I find it hard to imagine using paint to fill anything.


----------



## Blougouz

Comme il y a une intention artistique, je proposerais plutôt j'ai _comblé_ les craquelures
?
Ou plus technique: j'ai _mastiqué_ les fentes
?


----------



## Philippides

Blougouz said:


> Comme il y a une intention artistique, je proposerais plutôt j'ai _comblé_ les craquelures ?
> Ou plus technique: j'ai _mastiqué_ les fentes ?


J'ai comblé me semble parfait ! _Oserai-je dire que cela me comble ?_
Mastiqué me semble beaucoup trop technique et terre à terre alors que l'on parle d'une oeuvre d'art.


----------



## Maîtreaupôle

Serait-ce possible dans ce cas-ci qu’on parle d’un sol fêlé/lézardé, plutôt qu’un sol craquelé? Et si c’est le cas, on ne devrait pas parler de la craquelure quand il s’agit de fissures. Non?


----------



## Blougouz

Philippides said:


> _Oserai-je dire que cela me comble ?
> _
> Mastiqué me semble beaucoup trop technique et terre à terre alors que l'on parle d'une oeuvre d'art.

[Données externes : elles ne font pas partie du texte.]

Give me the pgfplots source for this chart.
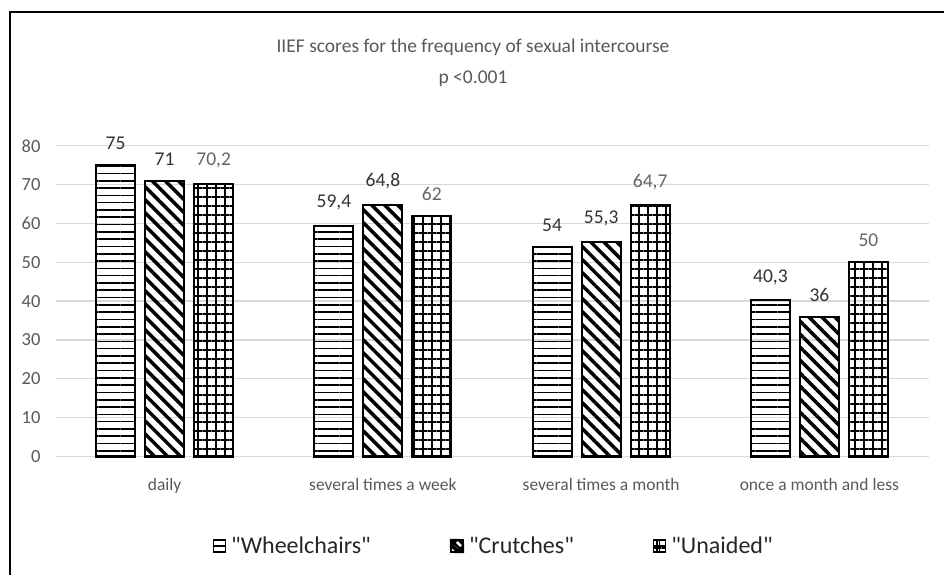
\documentclass[border=0pt]{standalone}
\usepackage{fontspec}
\setmainfont{Carlito}
\newcommand\sq{\XeTeXglyph\XeTeXcharglyph"22\relax}
\usepackage{pgfplots}
\pgfplotsset{compat=1.18}
\usetikzlibrary{patterns.meta}
\definecolor{txtgrey}{HTML}{595959}
\definecolor{gridgrey}{HTML}{D9D9D9}
\definecolor{lbldark}{HTML}{333333}
\definecolor{lbllight}{HTML}{666666}
\begin{document}
\begin{tikzpicture}[x=1pt,y=1pt]
\useasboundingbox (0,0) rectangle (944,575);
\draw[line width=2pt] (10,0) -- (10,563) -- (944,563);
\node[align=center, text=txtgrey, font=\fontsize{19.5}{31}\selectfont] at (473,512.5) {IIEF scores for the frequency of sexual intercourse\\p <0.001};
\begin{axis}[
  at={(55.5pt,118.5pt)}, anchor=south west, scale only axis,
  width=873pt, height=310.7pt,
  xmin=-0.5, xmax=3.5, ymin=0, ymax=80,
  ybar=10pt, bar width=39pt,
  xtick={0,1,2,3},
  xticklabels={daily, several times a week, several times a month, once a month and less},
  ytick={0,10,...,80},
  axis line style={draw=none}, major tick length=0pt,
  ymajorgrids, grid style={gridgrey, line width=1.3pt},
  ticklabel style={text=txtgrey},
  yticklabel style={font=\fontsize{18.5}{20}\selectfont, xshift=-11.5pt},
  xticklabel style={font=\fontsize{17.5}{20}\selectfont, yshift=-18pt},
  /pgf/number format/assume math mode=true,
  /pgf/number format/use comma,
  clip=false,
  nodes near coords,
  nodes near coords style={font=\fontsize{19.5}{22}\selectfont, yshift=11pt},
  legend style={at={(0.502,-0.288)}, anchor=center, draw=none, fill=none,
    font=\fontsize{24}{26}\selectfont, text=black!85,
    /tikz/every odd column/.append style={column sep=3pt},
    /tikz/every even column/.append style={column sep=77pt}},
  legend columns=3, legend cell align=left,
]
\addplot[draw=black, line width=2.2pt,
  pattern={Lines[angle=0,distance=7.3pt,line width=1.6pt]},
  every node near coord/.append style={text=lbldark},
  legend image code/.code={\draw[line width=1.4pt] (0pt,-6pt) rectangle (12pt,6pt); \draw[line width=1.2pt] (0pt,0pt)--(12pt,0pt);}]
  coordinates {(0,75) (1,59.4) (2,54) (3,40.3)};
\addlegendentry{\sq Wheelchairs\sq}
\addplot[draw=black, line width=2.2pt,
  pattern={Lines[angle=-45,distance=9.2pt,line width=3.5pt]},
  every node near coord/.append style={text=lbldark},
  legend image code/.code={\fill (0pt,6pt) -- (6pt,6pt) -- (0pt,0pt) -- cycle; \fill (12pt,-6pt) -- (6pt,-6pt) -- (12pt,0pt) -- cycle; \draw[line width=1.4pt] (0pt,-6pt) rectangle (12pt,6pt); \draw[line width=2.5pt] (1pt,5pt)--(11pt,-5pt);}]
  coordinates {(0,71) (1,64.8) (2,55.3) (3,36)};
\addlegendentry{\sq Crutches\sq}
\addplot[draw=black, line width=2.2pt,
  pattern={Hatch[distance=9pt,line width=1.4pt]},
  every node near coord/.append style={text=lbllight},
  legend image code/.code={\draw[line width=1.4pt] (0pt,-6pt) rectangle (12pt,6pt); \draw[line width=1.2pt] (0pt,0pt)--(12pt,0pt) (6pt,-6pt)--(6pt,6pt);}]
  coordinates {(0,70.2) (1,62) (2,64.7) (3,50)};
\addlegendentry{\sq Unaided\sq}
\end{axis}
\end{tikzpicture}
\end{document}
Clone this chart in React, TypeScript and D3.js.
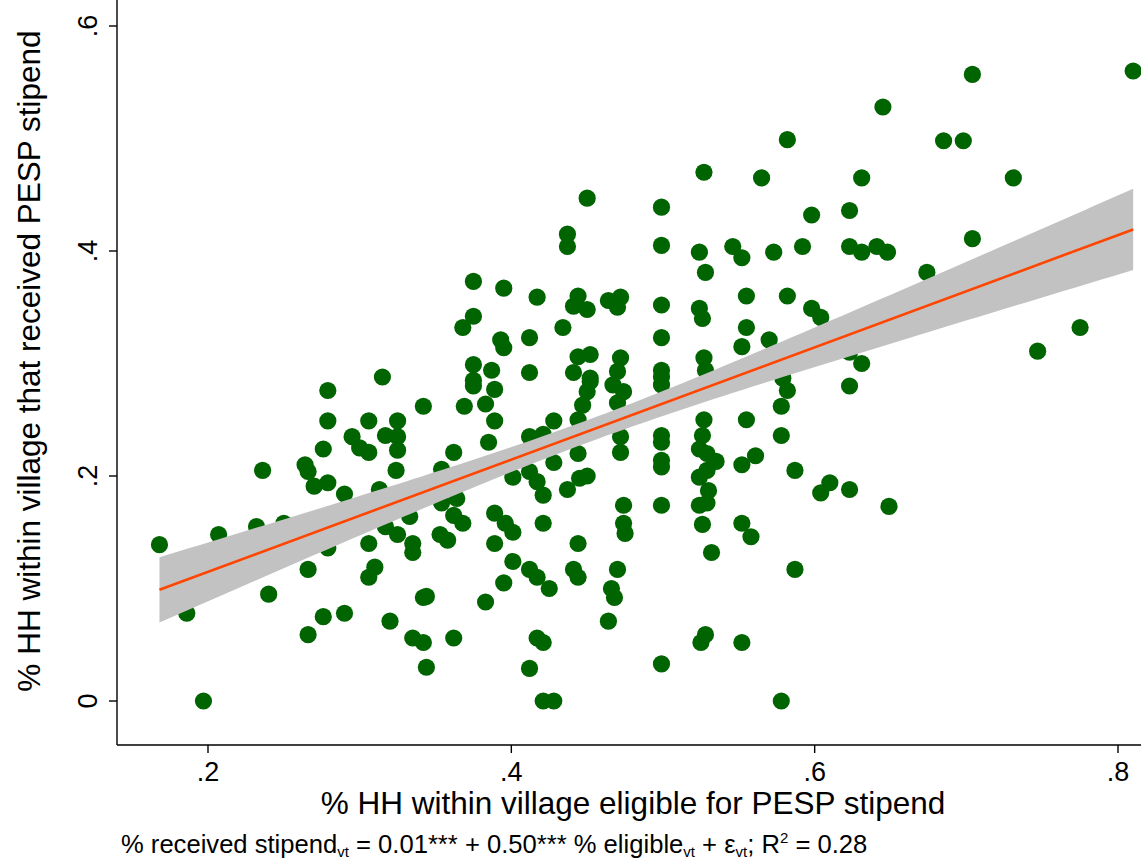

Mastiquer étant un terme technique, ce ne sera compris qu'entre pros, sinon ça fera chewing gum!
L'idée de Maîtrepôle concernant les lézardes est bien je trouve, sachant que c'est plus large et profond que des craquelures... C'est mieux pour de la terre séchée.


----------



## petit1

Pour un sol argileux on parle de fissures; je ne le sais que trop.


----------



## JClaudeK

"j'ai colmaté les fissures avec de la peinture argentée."


----------



## petit1

Il me semble que la peinture recouvrira les "parois" des fissures mais ne pourra jamais les colmater, les boucher, les mastiquer.


----------



## JClaudeK

Kittybub said:


> En fait l'idée est que j'ai rempli les fissures avec de peinture argentée pour faire un oeuvre d'art


Dans ce cas, on pourrait peut-être dire "j'ai fait ressortir les fissures grâce à / en utilisant de la peinture argentée".


----------



## Philippides

On s'éloigne de plus en plus de "I filled the cracks"


----------



## JClaudeK

"filled the cracks" or "covered the cracks"?


----------



## Kittybub

Thank you so much, everyone! 

It's filled the cracks. It's not to repair them, it's to make a work of art. Oh dear, now I don't know what to put. Maybe I'll just put : j’ai rempli les fissures avec de la peinture argentée. All the options are great but maybe best in this case to stick as closely as possible to the original version.


----------



## petit1

J'ai appliqué de la peinture argentée à l'intérieur des fissures
J'ai peint l'intérieur des fissures en argenté
J'ai enduit les fissures de peinture argentée
J'ai passé les fissures à la peinture argentée
J'ai souligné les fissures avec de la peinture argentée

Il y aussi le verbe "garnir" mais bof.


----------



## JClaudeK

+
J'ai rehaussé les fissures avec de la peinture argentée.

Le plus neutre étant
_J'ai passé les fissures à la peinture argentée. _(petit1)


----------



## Kittybub

Merci tout le monde! Et juste une chose encore, qui ne s'éloigne pas du sujet - quand ce n'est pas de la peinture mais de la neige - 
_
J'ai passé les fissures à la neige
J'ai rempli les fissures de neige
J'ai comblé les fissures avec de la neige
_


----------



## ain'ttranslationfun?

My opinion:Sorry, I still think that you would have to fill the cracks with something like plaster and then paint that silver. Liquids such as paint can fill containers, but cannot serve to "colmater", "(re)boucher",  or "mastiquer" cracks, gaps, fissures, or spaces. It seems to me that snow would only work in the polar regions, to fill the cracks between the bricks of ice when bulding an igloo for example. (Not that there are igloos in the Antarctic, at least as far as I know.)


----------



## petit1

A moins qu'il n'existe une sorte de neige artificielle par exemple pour faire des décors de théâtre.


----------



## Blougouz

Kittybub said:


> j’ai rempli les fissures avec de la peinture argentée. All the options are great but maybe best in this case to stick as closely as possible to the original version.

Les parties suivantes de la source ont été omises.